Provided material
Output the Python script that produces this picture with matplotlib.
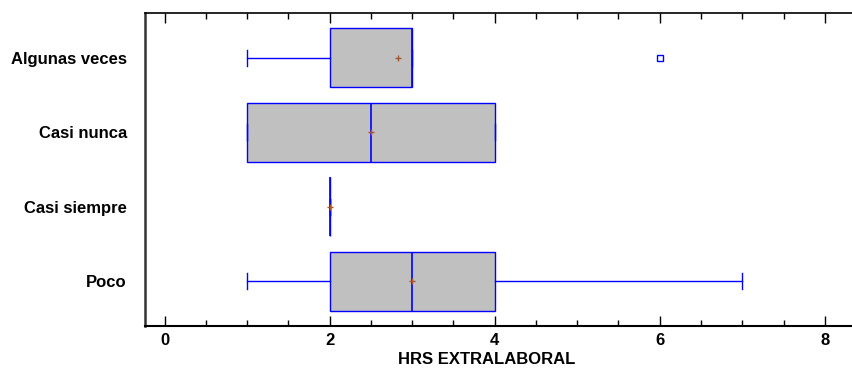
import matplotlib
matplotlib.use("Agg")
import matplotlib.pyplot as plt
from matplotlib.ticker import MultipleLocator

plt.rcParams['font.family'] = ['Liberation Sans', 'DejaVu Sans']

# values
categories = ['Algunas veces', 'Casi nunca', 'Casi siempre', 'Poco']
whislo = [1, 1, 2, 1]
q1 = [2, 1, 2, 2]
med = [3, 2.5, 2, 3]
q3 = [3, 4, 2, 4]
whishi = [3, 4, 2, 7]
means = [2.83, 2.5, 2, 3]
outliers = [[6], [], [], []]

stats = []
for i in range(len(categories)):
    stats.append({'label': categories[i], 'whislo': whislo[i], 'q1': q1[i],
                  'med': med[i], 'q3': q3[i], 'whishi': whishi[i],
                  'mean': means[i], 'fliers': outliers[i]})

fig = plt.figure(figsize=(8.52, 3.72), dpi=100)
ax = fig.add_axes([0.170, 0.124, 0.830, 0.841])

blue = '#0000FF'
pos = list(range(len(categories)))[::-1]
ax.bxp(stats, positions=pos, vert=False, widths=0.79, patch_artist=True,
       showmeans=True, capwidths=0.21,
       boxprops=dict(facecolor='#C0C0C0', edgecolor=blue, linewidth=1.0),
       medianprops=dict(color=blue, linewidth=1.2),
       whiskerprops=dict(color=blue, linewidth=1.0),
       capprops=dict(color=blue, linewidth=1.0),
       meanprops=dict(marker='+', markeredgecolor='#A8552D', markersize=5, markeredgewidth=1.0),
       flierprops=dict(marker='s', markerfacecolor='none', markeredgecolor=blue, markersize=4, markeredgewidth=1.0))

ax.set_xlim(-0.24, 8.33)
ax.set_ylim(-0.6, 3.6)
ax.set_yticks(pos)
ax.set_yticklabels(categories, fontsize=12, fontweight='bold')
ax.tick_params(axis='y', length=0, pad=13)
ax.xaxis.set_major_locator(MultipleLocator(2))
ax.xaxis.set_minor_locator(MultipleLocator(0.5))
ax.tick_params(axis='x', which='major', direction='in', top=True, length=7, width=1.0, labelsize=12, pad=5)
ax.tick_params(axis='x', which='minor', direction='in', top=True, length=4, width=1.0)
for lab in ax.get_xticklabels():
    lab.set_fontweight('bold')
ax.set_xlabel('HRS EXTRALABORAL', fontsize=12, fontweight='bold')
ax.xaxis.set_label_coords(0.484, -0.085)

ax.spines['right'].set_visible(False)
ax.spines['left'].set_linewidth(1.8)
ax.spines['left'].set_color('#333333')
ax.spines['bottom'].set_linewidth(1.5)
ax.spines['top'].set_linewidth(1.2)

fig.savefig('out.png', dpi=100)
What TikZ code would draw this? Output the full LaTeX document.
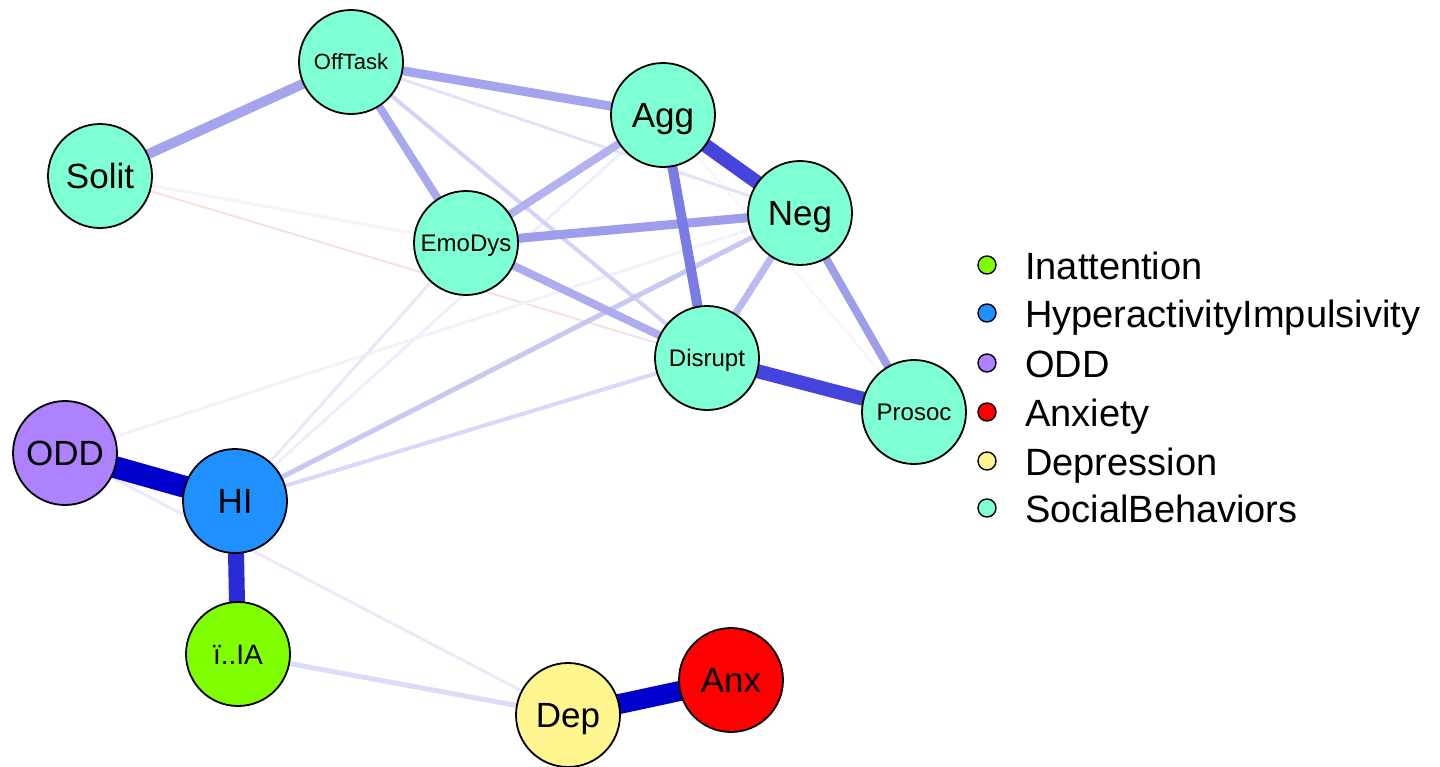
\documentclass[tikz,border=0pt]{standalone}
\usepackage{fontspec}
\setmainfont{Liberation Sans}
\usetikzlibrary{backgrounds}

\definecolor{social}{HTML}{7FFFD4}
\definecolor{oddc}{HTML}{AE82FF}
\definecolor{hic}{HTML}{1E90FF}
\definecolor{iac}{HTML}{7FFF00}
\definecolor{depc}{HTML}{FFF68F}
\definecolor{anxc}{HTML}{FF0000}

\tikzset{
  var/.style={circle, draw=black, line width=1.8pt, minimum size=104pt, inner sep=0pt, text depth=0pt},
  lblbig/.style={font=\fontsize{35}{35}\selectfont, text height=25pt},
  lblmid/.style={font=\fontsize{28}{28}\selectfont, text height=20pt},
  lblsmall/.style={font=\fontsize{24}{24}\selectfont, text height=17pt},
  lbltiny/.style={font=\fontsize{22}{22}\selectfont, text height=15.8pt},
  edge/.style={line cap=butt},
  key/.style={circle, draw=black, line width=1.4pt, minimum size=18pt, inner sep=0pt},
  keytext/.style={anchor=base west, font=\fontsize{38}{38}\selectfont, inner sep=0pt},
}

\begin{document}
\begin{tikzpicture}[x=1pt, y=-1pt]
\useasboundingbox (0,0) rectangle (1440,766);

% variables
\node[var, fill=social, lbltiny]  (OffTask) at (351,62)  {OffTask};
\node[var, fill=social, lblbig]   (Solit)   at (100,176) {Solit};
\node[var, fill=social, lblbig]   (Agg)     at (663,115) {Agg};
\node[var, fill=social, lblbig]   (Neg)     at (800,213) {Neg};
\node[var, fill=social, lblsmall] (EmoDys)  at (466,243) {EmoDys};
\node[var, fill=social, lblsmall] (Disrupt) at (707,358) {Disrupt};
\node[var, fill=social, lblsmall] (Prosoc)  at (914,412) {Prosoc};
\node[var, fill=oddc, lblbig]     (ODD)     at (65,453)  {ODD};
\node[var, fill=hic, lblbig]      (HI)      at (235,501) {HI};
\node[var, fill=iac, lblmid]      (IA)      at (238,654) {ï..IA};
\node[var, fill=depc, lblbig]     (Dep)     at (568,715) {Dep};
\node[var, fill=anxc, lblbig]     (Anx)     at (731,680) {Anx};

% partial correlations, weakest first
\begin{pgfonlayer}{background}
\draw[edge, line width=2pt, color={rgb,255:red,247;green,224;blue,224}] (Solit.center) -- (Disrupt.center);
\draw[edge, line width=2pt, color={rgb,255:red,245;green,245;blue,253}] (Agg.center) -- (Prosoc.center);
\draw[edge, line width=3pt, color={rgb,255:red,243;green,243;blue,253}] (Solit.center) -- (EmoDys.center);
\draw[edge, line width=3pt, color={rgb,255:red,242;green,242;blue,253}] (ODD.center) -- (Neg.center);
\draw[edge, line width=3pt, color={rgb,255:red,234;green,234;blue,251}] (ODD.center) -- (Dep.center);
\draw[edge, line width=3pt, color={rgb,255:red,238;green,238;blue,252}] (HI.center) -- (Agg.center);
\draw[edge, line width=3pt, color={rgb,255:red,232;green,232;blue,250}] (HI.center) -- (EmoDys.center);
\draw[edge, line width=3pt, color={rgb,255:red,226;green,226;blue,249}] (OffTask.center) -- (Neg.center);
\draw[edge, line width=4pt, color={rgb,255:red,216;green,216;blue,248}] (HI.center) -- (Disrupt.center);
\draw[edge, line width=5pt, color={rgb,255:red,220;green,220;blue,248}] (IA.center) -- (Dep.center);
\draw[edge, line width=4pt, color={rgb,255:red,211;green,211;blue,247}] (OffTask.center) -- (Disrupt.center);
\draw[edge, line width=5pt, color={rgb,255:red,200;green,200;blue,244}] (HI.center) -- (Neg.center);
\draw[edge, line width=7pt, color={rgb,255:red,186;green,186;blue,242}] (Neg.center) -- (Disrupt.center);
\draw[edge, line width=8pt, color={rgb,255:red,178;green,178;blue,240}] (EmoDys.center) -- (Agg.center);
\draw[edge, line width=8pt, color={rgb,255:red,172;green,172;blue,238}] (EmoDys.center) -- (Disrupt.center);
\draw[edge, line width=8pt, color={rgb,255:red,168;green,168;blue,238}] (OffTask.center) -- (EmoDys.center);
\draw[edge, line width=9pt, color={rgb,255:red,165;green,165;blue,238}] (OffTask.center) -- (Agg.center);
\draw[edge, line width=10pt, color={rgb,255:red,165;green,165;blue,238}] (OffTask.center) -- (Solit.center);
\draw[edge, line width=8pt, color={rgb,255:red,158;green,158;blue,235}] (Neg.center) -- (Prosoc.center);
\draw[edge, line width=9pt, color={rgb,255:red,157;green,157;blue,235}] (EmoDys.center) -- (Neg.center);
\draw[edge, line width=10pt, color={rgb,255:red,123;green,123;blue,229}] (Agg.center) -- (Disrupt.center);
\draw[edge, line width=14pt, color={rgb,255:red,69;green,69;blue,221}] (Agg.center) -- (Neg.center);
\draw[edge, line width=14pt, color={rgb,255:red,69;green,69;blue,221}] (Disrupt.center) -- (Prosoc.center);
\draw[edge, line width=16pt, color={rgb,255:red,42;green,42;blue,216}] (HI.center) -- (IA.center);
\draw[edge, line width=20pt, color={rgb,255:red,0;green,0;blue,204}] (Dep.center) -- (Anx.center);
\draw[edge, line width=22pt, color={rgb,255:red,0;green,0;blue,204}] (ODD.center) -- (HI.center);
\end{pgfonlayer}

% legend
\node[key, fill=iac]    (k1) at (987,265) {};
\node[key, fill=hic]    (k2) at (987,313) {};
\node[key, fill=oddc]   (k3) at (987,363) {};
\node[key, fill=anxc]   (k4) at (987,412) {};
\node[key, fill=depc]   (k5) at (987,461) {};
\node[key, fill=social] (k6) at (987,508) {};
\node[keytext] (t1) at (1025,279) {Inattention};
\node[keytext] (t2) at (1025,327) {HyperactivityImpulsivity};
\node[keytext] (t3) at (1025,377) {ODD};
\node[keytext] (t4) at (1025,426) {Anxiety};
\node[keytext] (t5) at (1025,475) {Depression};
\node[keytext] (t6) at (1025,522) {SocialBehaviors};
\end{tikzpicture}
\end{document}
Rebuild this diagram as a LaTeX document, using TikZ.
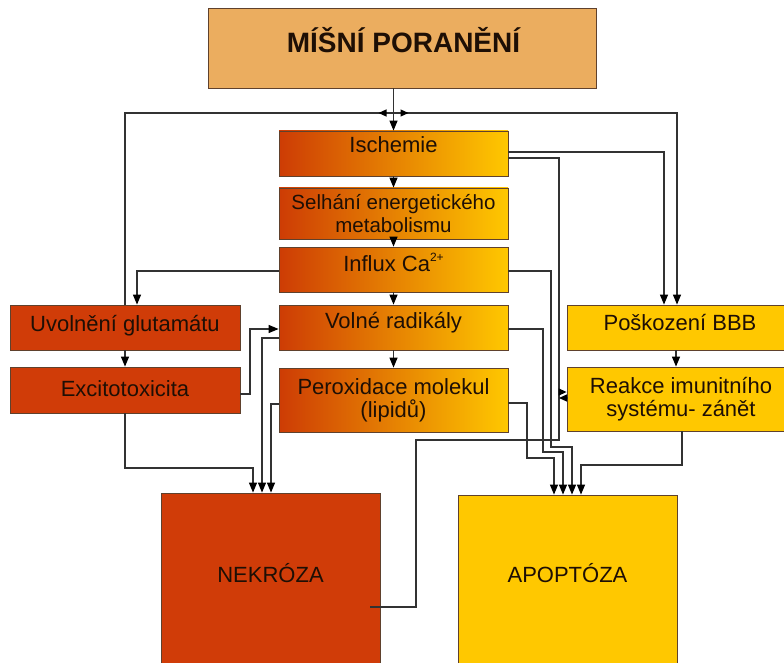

Task instructions
Only the lines from the start of the records above through the line containing "plt.rcParams['font.family'] = ['Liberation" should be returned, exactly and with both ends, please; the pictures stay out.

Output for this exercise
Output the Python script that produces this picture with matplotlib.
import matplotlib
matplotlib.use("Agg")
import matplotlib.pyplot as plt
from matplotlib.ticker import MultipleLocator

plt.rcParams['font.family'] = ['Liberation Sans', 'DejaVu Sans']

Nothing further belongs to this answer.